▶ _Data excerpt_:
════════
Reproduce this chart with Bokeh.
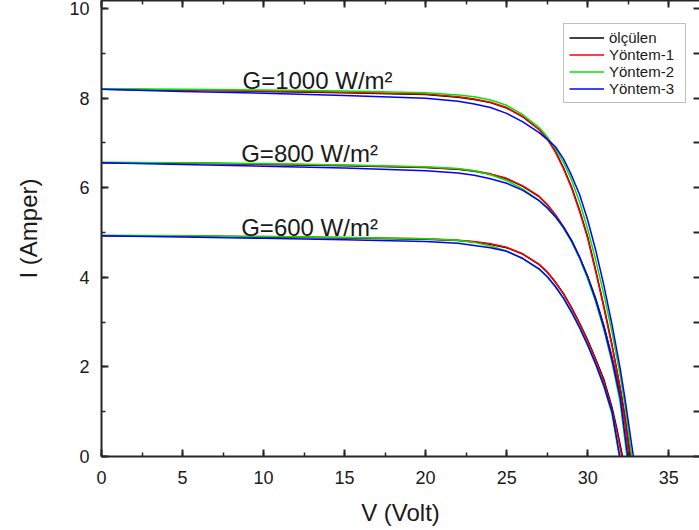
from bokeh.plotting import figure
from bokeh.models import Range1d, LinearAxis, SingleIntervalTicker, Legend, LegendItem, CustomJSTickFormatter
from bokeh.core.properties import value
from bokeh.embed import file_html
from bokeh.resources import INLINE

# ---------------- data ----------------
V_grid = [0, 5, 10, 15, 20, 22, 23, 24, 25, 26, 27, 27.5, 28, 28.5, 29, 29.5, 30, 30.5, 31, 31.5]

# G = 1000 W/m2
I_olc_1000 = [8.20, 8.18, 8.15, 8.12, 8.08, 8.02, 7.97, 7.90, 7.78, 7.58, 7.30, 7.10, 6.82, 6.45, 6.02, 5.50, 4.90, 4.15, 3.35, 2.50]
Vt_olc_1000, It_olc_1000 = [32, 32.3, 32.65], [1.55, 0.90, 0.0]
I_y1_1000 = [8.20, 8.18, 8.16, 8.13, 8.09, 8.03, 7.98, 7.91, 7.79, 7.59, 7.30, 7.09, 6.80, 6.43, 6.00, 5.47, 4.87, 4.12, 3.32, 2.47]
Vt_y1_1000, It_y1_1000 = [32, 32.3, 32.62], [1.52, 0.86, 0.0]
I_y2_1000 = [8.21, 8.20, 8.18, 8.16, 8.12, 8.07, 8.03, 7.96, 7.84, 7.63, 7.35, 7.14, 6.88, 6.57, 6.18, 5.68, 5.08, 4.38, 3.62, 2.78]
Vt_y2_1000, It_y2_1000 = [32, 32.3, 32.72], [1.82, 1.15, 0.0]
I_y3_1000 = [8.20, 8.15, 8.11, 8.06, 8.00, 7.93, 7.87, 7.79, 7.66, 7.47, 7.23, 7.08, 6.92, 6.65, 6.28, 5.85, 5.28, 4.60, 3.82, 2.95]
Vt_y3_1000, It_y3_1000 = [32, 32.3, 32.82], [1.98, 1.30, 0.0]

# G = 800 W/m2
I_olc_800 = [6.56, 6.55, 6.52, 6.49, 6.45, 6.41, 6.37, 6.30, 6.20, 6.03, 5.80, 5.62, 5.40, 5.13, 4.83, 4.45, 4.02, 3.52, 2.92, 2.22]
Vt_olc_800, It_olc_800 = [32, 32.3, 32.57], [1.42, 0.78, 0.0]
I_y1_800 = [6.56, 6.55, 6.53, 6.50, 6.46, 6.42, 6.38, 6.31, 6.21, 6.04, 5.81, 5.63, 5.40, 5.13, 4.82, 4.44, 4.00, 3.50, 2.90, 2.20]
Vt_y1_800, It_y1_800 = [32, 32.3, 32.55], [1.40, 0.75, 0.0]
I_y2_800 = [6.57, 6.56, 6.54, 6.51, 6.47, 6.43, 6.38, 6.29, 6.16, 5.97, 5.72, 5.56, 5.35, 5.10, 4.80, 4.42, 3.97, 3.45, 2.83, 2.10]
Vt_y2_800, It_y2_800 = [32, 32.42], [1.22, 0.0]
I_y3_800 = [6.56, 6.52, 6.48, 6.44, 6.38, 6.33, 6.28, 6.20, 6.10, 5.94, 5.71, 5.55, 5.36, 5.12, 4.82, 4.45, 4.01, 3.49, 2.88, 2.16]
Vt_y3_800, It_y3_800 = [32, 32.47], [1.32, 0.0]

# G = 600 W/m2
I_olc_600 = [4.93, 4.92, 4.90, 4.88, 4.85, 4.82, 4.79, 4.74, 4.66, 4.52, 4.29, 4.12, 3.90, 3.64, 3.33, 2.98, 2.60, 2.17, 1.72, 1.10]
Vt_olc_600, It_olc_600 = [31.8, 32.15], [0.62, 0.0]
I_y1_600 = [4.93, 4.92, 4.91, 4.89, 4.86, 4.83, 4.80, 4.75, 4.67, 4.52, 4.29, 4.12, 3.89, 3.63, 3.31, 2.96, 2.57, 2.14, 1.67, 1.05]
Vt_y1_600, It_y1_600 = [31.8, 32.1], [0.56, 0.0]
I_y2_600 = [4.94, 4.93, 4.91, 4.89, 4.86, 4.83, 4.78, 4.70, 4.59, 4.42, 4.18, 4.01, 3.79, 3.53, 3.22, 2.87, 2.48, 2.05, 1.56, 0.95]
Vt_y2_600, It_y2_600 = [31.95], [0.0]
I_y3_600 = [4.93, 4.90, 4.87, 4.84, 4.80, 4.76, 4.71, 4.66, 4.58, 4.42, 4.19, 4.02, 3.80, 3.54, 3.23, 2.88, 2.49, 2.06, 1.58, 1.00]
Vt_y3_600, It_y3_600 = [31.98], [0.0]

series_names = ["ölçülen", "Yöntem-1", "Yöntem-2", "Yöntem-3"]
series_colors = ["#000000", "#ff0000", "#00e600", "#0000ff"]

label_texts = ["G=1000 W/m²", "G=800 W/m²", "G=600 W/m²"]
label_V = [8.7, 8.62, 8.62]
label_I = [8.40, 6.77, 5.11]

x_ticks_interval = 5
y_ticks_interval = 2

# ---------------- figure ----------------
FONT = "Liberation Sans"
p = figure(width=699, height=530, x_range=Range1d(0, 36.9), y_range=Range1d(0, 10.18),
           output_backend="svg", toolbar_location=None,
           min_border_left=101, min_border_right=0, min_border_top=0, min_border_bottom=74)
p.outline_line_color = None
p.xgrid.grid_line_color = None
p.ygrid.grid_line_color = None
p.background_fill_color = "white"

groups = [
    [(I_olc_1000, Vt_olc_1000, It_olc_1000), (I_y1_1000, Vt_y1_1000, It_y1_1000),
     (I_y2_1000, Vt_y2_1000, It_y2_1000), (I_y3_1000, Vt_y3_1000, It_y3_1000)],
    [(I_olc_800, Vt_olc_800, It_olc_800), (I_y1_800, Vt_y1_800, It_y1_800),
     (I_y2_800, Vt_y2_800, It_y2_800), (I_y3_800, Vt_y3_800, It_y3_800)],
    [(I_olc_600, Vt_olc_600, It_olc_600), (I_y1_600, Vt_y1_600, It_y1_600),
     (I_y2_600, Vt_y2_600, It_y2_600), (I_y3_600, Vt_y3_600, It_y3_600)],
]

legend_renderers = []
for gi, grp in enumerate(groups):
    for si, (Ig, Vt, It) in enumerate(grp):
        r = p.line(V_grid + Vt, Ig + It, line_color=series_colors[si], line_width=1.5)
        if gi == 0:
            legend_renderers.append(r)

p.text(x=label_V, y=label_I, text=label_texts, text_font=value(FONT),
       text_font_size=value("24px"), text_baseline="alphabetic", text_align="left",
       text_color="#1a1a1a")

def style_axis(ax, interval, labels=True):
    ax.ticker = SingleIntervalTicker(interval=interval, num_minor_ticks=2)
    ax.axis_line_width = 2
    ax.axis_line_color = "#262626"
    ax.major_tick_line_color = "#262626"
    ax.minor_tick_line_color = "#262626"
    ax.major_tick_line_width = 2
    ax.minor_tick_line_width = 1.5
    ax.major_tick_in = 7
    ax.major_tick_out = 0
    ax.minor_tick_in = 4
    ax.minor_tick_out = 0
    ax.major_label_text_font = FONT
    ax.axis_label_text_font = FONT
    ax.axis_label_text_font_style = "normal"
    ax.major_label_text_color = "#1a1a1a"
    ax.axis_label_text_color = "#1a1a1a"
    ax.major_label_text_font_size = "18px"
    ax.axis_label_text_font_size = "24px"
    if not labels:
        ax.formatter = CustomJSTickFormatter(code="return '';")
        ax.major_label_standoff = 0
        ax.axis_label = None

xa = p.xaxis[0]
style_axis(xa, x_ticks_interval)
xa.axis_label = "V (Volt)"
xa.major_label_standoff = 14
xa.axis_label_standoff = 12

ya = p.yaxis[0]
style_axis(ya, y_ticks_interval)
ya.axis_label = "I (Amper)"
ya.major_label_standoff = 12
ya.axis_label_standoff = 24

top = LinearAxis()
style_axis(top, x_ticks_interval, labels=False)
p.add_layout(top, "above")

right = LinearAxis()
style_axis(right, 1, labels=False)
right.ticker = SingleIntervalTicker(interval=1, num_minor_ticks=0)
right.axis_line_color = None
right.major_tick_in = 6
p.add_layout(right, "right")

legend = Legend(items=[LegendItem(label=n, renderers=[r]) for n, r in zip(series_names, legend_renderers)],
                location=(462, 353))
legend.border_line_color = "#7f7f7f"
legend.border_line_width = 1.5
legend.background_fill_color = "white"
legend.background_fill_alpha = 1
legend.label_text_font = FONT
legend.label_text_font_size = "15px"
legend.label_text_color = "#1a1a1a"
legend.glyph_width = 35
legend.glyph_height = 17
legend.label_height = 17
legend.label_width = 71
legend.spacing = 0
legend.padding = 5
legend.label_standoff = 5
legend.margin = 0
p.add_layout(legend, "center")

open("out.html", "w").write(file_html(p, INLINE))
════════
▶ _Short task_:
Please repeat exactly the data above from its first line to the line that contains "from bokeh.resources import INLINE", inclusive, and leave every picture out.

▶ _Output of the exercise_:
Reproduce this chart with Bokeh.
from bokeh.plotting import figure
from bokeh.models import Range1d, LinearAxis, SingleIntervalTicker, Legend, LegendItem, CustomJSTickFormatter
from bokeh.core.properties import value
from bokeh.embed import file_html
from bokeh.resources import INLINE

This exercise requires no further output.